Rows from a dataset of charts and code:
.....

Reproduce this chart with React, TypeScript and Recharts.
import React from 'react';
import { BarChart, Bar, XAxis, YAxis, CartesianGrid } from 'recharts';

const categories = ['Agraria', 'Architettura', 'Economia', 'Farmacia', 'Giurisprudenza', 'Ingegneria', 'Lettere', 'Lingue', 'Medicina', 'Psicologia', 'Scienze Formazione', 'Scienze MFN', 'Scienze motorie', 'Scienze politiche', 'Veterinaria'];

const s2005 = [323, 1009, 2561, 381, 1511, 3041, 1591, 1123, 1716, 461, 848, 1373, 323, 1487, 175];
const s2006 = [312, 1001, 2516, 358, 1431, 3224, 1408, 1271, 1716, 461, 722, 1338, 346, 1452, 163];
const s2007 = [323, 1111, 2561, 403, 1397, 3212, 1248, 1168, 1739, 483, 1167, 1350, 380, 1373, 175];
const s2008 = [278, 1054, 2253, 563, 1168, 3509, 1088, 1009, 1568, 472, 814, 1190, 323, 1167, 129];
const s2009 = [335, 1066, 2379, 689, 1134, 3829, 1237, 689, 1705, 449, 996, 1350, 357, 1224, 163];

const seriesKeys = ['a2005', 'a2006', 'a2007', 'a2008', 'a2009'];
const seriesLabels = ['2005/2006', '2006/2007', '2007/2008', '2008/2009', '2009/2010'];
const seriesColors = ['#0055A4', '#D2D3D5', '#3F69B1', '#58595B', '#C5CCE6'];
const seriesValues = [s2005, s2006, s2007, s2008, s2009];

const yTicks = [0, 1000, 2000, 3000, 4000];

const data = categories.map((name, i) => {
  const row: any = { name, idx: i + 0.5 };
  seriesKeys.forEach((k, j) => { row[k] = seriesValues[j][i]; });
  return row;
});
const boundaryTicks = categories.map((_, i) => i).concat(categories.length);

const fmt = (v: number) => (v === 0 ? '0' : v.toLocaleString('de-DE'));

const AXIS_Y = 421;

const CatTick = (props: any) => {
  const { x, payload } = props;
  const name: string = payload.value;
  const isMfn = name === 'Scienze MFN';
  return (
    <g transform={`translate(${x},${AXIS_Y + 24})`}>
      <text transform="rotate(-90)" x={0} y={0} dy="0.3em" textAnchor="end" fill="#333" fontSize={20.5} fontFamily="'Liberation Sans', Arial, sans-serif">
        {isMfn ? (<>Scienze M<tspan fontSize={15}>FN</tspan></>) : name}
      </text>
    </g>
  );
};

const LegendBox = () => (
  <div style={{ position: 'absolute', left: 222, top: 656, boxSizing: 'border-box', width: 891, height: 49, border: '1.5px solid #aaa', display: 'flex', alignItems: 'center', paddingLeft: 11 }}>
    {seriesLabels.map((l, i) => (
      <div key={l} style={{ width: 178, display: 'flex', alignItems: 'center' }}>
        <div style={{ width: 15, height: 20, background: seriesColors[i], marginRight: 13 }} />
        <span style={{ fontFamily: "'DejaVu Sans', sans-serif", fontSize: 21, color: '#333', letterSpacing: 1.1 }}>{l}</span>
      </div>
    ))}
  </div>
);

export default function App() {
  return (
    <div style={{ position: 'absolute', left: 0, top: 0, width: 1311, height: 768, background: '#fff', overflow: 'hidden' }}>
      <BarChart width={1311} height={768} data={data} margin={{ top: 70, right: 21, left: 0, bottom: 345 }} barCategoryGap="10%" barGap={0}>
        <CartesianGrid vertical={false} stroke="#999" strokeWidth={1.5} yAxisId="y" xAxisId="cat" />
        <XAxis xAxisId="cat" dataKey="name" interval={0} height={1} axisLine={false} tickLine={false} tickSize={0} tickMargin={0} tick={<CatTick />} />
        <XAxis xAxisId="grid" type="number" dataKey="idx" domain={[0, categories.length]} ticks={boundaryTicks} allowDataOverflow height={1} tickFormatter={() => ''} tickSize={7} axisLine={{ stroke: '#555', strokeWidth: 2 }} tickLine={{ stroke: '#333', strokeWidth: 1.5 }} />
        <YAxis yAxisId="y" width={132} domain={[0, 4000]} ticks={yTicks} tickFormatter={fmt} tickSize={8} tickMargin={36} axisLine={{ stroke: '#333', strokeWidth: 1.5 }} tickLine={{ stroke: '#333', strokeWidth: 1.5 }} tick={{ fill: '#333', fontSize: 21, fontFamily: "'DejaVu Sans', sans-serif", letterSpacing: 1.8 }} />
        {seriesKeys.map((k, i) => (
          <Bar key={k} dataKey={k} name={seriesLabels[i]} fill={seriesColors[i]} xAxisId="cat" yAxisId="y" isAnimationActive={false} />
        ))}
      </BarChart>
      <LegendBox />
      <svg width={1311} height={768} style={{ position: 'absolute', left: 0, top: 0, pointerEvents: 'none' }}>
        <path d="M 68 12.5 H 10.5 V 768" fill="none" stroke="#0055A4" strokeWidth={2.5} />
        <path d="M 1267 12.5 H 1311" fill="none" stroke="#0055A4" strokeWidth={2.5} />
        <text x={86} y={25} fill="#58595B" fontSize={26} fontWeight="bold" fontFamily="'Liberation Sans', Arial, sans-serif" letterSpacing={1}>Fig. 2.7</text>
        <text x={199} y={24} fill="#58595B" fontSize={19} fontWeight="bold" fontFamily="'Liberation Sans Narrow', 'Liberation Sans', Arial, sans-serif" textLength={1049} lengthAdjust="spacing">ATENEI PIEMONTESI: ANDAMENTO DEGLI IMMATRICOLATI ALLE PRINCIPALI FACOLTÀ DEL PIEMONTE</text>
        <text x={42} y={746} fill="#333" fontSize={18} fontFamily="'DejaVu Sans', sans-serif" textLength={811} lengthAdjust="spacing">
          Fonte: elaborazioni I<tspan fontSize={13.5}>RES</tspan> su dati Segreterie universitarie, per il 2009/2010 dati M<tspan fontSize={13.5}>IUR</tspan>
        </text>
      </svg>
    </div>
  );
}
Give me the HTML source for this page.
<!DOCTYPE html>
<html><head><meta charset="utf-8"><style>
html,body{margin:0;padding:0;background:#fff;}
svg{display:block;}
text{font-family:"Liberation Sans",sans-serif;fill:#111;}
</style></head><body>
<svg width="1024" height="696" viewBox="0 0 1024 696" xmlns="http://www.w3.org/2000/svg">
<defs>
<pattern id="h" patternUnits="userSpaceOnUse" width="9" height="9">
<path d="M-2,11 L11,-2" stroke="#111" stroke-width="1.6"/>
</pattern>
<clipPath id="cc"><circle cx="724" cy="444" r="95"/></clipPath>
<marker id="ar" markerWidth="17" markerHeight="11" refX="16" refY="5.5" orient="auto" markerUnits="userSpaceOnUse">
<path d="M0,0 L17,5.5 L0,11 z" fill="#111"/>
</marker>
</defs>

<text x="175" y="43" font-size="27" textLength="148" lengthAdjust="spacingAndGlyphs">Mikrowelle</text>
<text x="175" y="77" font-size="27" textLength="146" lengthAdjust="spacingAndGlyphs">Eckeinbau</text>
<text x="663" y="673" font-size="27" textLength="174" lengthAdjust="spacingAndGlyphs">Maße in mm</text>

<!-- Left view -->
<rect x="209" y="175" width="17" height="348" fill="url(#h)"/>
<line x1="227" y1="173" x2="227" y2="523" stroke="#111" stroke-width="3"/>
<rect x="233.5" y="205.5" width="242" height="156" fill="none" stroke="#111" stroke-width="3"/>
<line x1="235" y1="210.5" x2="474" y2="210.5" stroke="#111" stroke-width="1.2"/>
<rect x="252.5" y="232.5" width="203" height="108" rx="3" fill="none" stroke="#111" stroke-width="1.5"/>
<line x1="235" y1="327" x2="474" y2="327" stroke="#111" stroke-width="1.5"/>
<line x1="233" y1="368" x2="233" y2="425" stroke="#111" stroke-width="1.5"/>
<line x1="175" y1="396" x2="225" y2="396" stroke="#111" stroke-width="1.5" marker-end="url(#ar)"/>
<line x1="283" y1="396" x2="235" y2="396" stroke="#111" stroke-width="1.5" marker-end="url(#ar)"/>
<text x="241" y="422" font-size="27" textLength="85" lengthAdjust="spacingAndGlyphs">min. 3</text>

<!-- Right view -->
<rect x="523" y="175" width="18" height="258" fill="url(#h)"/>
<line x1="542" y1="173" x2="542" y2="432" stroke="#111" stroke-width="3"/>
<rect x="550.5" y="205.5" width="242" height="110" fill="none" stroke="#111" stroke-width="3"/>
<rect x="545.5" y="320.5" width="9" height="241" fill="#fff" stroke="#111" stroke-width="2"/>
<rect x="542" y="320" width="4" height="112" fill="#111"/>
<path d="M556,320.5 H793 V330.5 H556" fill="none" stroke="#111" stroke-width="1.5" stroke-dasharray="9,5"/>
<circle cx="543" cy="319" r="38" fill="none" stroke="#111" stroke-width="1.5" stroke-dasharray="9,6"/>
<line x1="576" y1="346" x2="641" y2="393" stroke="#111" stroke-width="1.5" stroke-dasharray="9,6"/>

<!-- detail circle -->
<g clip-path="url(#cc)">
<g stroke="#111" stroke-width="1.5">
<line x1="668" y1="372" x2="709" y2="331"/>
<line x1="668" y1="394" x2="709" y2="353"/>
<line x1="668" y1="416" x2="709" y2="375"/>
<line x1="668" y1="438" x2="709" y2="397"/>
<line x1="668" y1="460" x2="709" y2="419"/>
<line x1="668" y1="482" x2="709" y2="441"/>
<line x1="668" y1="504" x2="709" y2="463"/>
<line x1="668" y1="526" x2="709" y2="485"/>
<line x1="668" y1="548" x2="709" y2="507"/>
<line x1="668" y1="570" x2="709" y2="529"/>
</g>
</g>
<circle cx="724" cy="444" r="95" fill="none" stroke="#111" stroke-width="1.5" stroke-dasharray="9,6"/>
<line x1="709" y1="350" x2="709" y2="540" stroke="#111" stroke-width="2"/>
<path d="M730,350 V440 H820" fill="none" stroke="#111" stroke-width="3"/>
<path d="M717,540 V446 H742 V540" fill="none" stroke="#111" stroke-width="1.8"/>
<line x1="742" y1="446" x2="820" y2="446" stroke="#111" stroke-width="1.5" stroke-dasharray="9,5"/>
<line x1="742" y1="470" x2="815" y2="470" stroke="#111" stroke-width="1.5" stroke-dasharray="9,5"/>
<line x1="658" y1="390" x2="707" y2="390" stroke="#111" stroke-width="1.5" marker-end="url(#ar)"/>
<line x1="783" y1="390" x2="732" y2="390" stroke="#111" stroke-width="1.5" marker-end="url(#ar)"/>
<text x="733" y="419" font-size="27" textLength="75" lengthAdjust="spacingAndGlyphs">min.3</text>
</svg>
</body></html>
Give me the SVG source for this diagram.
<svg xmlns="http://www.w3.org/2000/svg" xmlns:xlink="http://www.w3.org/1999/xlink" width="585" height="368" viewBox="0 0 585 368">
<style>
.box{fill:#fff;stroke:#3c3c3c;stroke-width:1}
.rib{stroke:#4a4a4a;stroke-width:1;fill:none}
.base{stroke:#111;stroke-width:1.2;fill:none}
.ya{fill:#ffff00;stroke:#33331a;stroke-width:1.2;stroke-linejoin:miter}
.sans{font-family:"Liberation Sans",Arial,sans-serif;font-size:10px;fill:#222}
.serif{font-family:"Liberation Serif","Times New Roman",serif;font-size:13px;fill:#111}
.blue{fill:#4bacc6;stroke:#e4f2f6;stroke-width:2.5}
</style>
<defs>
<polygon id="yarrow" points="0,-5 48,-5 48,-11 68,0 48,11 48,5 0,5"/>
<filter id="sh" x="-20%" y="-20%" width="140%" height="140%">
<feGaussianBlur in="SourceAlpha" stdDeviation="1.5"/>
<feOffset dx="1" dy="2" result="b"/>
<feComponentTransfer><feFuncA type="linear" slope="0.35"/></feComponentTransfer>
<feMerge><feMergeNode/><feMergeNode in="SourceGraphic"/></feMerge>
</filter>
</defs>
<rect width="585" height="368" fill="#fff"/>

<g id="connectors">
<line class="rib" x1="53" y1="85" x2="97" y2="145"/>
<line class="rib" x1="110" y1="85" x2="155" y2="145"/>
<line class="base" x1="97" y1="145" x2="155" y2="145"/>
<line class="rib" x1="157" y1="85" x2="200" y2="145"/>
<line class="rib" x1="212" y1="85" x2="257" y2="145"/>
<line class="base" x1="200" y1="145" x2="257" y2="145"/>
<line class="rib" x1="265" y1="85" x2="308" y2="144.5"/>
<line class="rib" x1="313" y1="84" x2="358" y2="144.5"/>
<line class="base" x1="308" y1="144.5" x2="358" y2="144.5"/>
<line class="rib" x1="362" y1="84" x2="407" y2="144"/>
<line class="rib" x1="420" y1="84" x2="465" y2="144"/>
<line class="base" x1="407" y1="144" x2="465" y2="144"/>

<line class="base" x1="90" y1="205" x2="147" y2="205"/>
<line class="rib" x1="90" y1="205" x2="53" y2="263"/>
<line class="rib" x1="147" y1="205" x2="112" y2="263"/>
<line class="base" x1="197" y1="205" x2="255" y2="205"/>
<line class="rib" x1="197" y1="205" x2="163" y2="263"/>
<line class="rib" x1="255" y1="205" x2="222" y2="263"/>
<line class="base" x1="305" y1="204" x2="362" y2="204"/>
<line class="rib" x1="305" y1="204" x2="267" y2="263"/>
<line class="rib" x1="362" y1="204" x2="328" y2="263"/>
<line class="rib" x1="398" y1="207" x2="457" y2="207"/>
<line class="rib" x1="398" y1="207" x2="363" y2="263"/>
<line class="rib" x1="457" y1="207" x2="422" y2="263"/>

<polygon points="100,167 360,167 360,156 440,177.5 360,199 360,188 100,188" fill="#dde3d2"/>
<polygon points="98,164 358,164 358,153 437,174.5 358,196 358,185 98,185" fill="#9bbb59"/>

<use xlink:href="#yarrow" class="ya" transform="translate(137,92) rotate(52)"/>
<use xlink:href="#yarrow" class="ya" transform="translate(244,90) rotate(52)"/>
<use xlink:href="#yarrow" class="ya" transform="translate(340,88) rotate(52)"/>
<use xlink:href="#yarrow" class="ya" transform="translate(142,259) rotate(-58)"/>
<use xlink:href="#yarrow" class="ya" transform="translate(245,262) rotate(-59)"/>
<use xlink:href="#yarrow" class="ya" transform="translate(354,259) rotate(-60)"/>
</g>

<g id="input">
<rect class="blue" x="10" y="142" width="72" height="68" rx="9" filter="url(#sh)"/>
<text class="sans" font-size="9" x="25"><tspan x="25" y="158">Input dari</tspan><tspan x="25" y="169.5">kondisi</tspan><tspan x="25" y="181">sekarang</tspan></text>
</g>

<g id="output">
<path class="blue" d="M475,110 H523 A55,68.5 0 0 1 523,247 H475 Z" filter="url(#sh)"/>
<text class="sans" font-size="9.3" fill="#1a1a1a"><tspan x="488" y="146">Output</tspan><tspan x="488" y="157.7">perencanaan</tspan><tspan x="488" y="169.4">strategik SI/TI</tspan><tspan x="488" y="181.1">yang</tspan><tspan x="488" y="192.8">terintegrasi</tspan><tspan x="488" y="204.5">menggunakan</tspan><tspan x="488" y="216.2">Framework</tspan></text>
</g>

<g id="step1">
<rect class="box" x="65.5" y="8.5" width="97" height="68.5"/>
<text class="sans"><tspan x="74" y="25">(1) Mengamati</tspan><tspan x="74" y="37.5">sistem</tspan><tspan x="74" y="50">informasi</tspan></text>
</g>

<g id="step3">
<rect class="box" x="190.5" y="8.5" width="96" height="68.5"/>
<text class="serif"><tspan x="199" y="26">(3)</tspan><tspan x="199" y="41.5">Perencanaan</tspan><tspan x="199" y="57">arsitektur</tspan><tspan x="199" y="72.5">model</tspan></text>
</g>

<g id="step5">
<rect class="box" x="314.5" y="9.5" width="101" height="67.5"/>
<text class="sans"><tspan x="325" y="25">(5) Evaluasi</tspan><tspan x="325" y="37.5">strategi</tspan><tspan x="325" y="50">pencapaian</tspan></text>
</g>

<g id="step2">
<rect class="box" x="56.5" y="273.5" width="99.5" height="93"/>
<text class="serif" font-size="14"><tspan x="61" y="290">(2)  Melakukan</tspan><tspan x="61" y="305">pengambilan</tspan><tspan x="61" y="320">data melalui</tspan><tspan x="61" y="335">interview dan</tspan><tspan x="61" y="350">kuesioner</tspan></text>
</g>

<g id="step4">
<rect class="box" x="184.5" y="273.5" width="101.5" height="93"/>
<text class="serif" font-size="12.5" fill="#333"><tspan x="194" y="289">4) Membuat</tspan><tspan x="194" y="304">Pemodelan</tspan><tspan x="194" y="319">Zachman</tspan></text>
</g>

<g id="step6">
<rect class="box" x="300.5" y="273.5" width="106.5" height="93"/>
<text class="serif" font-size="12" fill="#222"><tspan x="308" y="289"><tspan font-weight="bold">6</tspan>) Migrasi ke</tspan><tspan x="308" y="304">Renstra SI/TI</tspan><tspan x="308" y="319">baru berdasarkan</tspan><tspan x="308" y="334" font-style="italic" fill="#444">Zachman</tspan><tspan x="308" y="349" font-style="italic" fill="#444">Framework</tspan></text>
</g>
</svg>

.....

Reproduce the records above exactly, from the first line through the line containing "const AXIS_Y = 421;", and output nothing else.

Reproduce this chart with React, TypeScript and Recharts.
import React from 'react';
import { BarChart, Bar, XAxis, YAxis, CartesianGrid } from 'recharts';

const categories = ['Agraria', 'Architettura', 'Economia', 'Farmacia', 'Giurisprudenza', 'Ingegneria', 'Lettere', 'Lingue', 'Medicina', 'Psicologia', 'Scienze Formazione', 'Scienze MFN', 'Scienze motorie', 'Scienze politiche', 'Veterinaria'];

const s2005 = [323, 1009, 2561, 381, 1511, 3041, 1591, 1123, 1716, 461, 848, 1373, 323, 1487, 175];
const s2006 = [312, 1001, 2516, 358, 1431, 3224, 1408, 1271, 1716, 461, 722, 1338, 346, 1452, 163];
const s2007 = [323, 1111, 2561, 403, 1397, 3212, 1248, 1168, 1739, 483, 1167, 1350, 380, 1373, 175];
const s2008 = [278, 1054, 2253, 563, 1168, 3509, 1088, 1009, 1568, 472, 814, 1190, 323, 1167, 129];
const s2009 = [335, 1066, 2379, 689, 1134, 3829, 1237, 689, 1705, 449, 996, 1350, 357, 1224, 163];

const seriesKeys = ['a2005', 'a2006', 'a2007', 'a2008', 'a2009'];
const seriesLabels = ['2005/2006', '2006/2007', '2007/2008', '2008/2009', '2009/2010'];
const seriesColors = ['#0055A4', '#D2D3D5', '#3F69B1', '#58595B', '#C5CCE6'];
const seriesValues = [s2005, s2006, s2007, s2008, s2009];

const yTicks = [0, 1000, 2000, 3000, 4000];

const data = categories.map((name, i) => {
  const row: any = { name, idx: i + 0.5 };
  seriesKeys.forEach((k, j) => { row[k] = seriesValues[j][i]; });
  return row;
});
const boundaryTicks = categories.map((_, i) => i).concat(categories.length);

const fmt = (v: number) => (v === 0 ? '0' : v.toLocaleString('de-DE'));

const AXIS_Y = 421;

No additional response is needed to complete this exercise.